◆ **Dataset excerpt**:

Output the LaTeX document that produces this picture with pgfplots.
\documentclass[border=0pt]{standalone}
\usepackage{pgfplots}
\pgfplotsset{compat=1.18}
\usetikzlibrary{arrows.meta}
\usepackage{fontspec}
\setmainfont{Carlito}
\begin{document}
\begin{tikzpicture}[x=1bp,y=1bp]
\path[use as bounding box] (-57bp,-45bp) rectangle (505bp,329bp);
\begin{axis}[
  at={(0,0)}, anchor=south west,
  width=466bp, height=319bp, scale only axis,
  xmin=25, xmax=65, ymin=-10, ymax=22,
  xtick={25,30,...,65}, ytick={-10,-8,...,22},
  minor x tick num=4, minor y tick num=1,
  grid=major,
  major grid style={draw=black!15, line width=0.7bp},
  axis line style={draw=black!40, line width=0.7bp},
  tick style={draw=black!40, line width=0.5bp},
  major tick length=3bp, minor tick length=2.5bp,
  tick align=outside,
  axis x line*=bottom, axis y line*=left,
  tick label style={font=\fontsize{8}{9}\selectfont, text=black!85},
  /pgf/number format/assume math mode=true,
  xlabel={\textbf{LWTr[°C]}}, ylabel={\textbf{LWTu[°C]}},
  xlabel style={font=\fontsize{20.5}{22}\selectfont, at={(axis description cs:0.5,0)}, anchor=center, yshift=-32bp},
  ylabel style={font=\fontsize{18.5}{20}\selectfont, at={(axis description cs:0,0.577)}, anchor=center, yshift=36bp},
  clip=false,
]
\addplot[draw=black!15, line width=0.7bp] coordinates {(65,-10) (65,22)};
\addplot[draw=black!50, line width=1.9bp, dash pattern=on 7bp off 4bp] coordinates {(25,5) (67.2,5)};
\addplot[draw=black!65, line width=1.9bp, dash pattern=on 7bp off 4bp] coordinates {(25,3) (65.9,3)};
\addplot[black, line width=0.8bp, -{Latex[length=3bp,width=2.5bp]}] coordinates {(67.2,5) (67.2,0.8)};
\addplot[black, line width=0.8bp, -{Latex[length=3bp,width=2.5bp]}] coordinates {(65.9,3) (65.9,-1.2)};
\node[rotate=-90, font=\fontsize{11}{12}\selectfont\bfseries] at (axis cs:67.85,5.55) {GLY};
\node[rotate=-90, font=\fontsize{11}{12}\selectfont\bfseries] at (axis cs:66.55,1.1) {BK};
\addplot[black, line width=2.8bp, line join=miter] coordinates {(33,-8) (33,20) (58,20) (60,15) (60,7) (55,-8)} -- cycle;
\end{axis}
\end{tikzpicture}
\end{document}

◆ **Written request**:
Extract all lines as given.

◆ **Task response**:
Output the LaTeX document that produces this picture with pgfplots.
\documentclass[border=0pt]{standalone}
\usepackage{pgfplots}
\pgfplotsset{compat=1.18}
\usetikzlibrary{arrows.meta}
\usepackage{fontspec}
\setmainfont{Carlito}
\begin{document}
\begin{tikzpicture}[x=1bp,y=1bp]
\path[use as bounding box] (-57bp,-45bp) rectangle (505bp,329bp);
\begin{axis}[
  at={(0,0)}, anchor=south west,
  width=466bp, height=319bp, scale only axis,
  xmin=25, xmax=65, ymin=-10, ymax=22,
  xtick={25,30,...,65}, ytick={-10,-8,...,22},
  minor x tick num=4, minor y tick num=1,
  grid=major,
  major grid style={draw=black!15, line width=0.7bp},
  axis line style={draw=black!40, line width=0.7bp},
  tick style={draw=black!40, line width=0.5bp},
  major tick length=3bp, minor tick length=2.5bp,
  tick align=outside,
  axis x line*=bottom, axis y line*=left,
  tick label style={font=\fontsize{8}{9}\selectfont, text=black!85},
  /pgf/number format/assume math mode=true,
  xlabel={\textbf{LWTr[°C]}}, ylabel={\textbf{LWTu[°C]}},
  xlabel style={font=\fontsize{20.5}{22}\selectfont, at={(axis description cs:0.5,0)}, anchor=center, yshift=-32bp},
  ylabel style={font=\fontsize{18.5}{20}\selectfont, at={(axis description cs:0,0.577)}, anchor=center, yshift=36bp},
  clip=false,
]
\addplot[draw=black!15, line width=0.7bp] coordinates {(65,-10) (65,22)};
\addplot[draw=black!50, line width=1.9bp, dash pattern=on 7bp off 4bp] coordinates {(25,5) (67.2,5)};
\addplot[draw=black!65, line width=1.9bp, dash pattern=on 7bp off 4bp] coordinates {(25,3) (65.9,3)};
\addplot[black, line width=0.8bp, -{Latex[length=3bp,width=2.5bp]}] coordinates {(67.2,5) (67.2,0.8)};
\addplot[black, line width=0.8bp, -{Latex[length=3bp,width=2.5bp]}] coordinates {(65.9,3) (65.9,-1.2)};
\node[rotate=-90, font=\fontsize{11}{12}\selectfont\bfseries] at (axis cs:67.85,5.55) {GLY};
\node[rotate=-90, font=\fontsize{11}{12}\selectfont\bfseries] at (axis cs:66.55,1.1) {BK};
\addplot[black, line width=2.8bp, line join=miter] coordinates {(33,-8) (33,20) (58,20) (60,15) (60,7) (55,-8)} -- cycle;
\end{axis}
\end{tikzpicture}
\end{document}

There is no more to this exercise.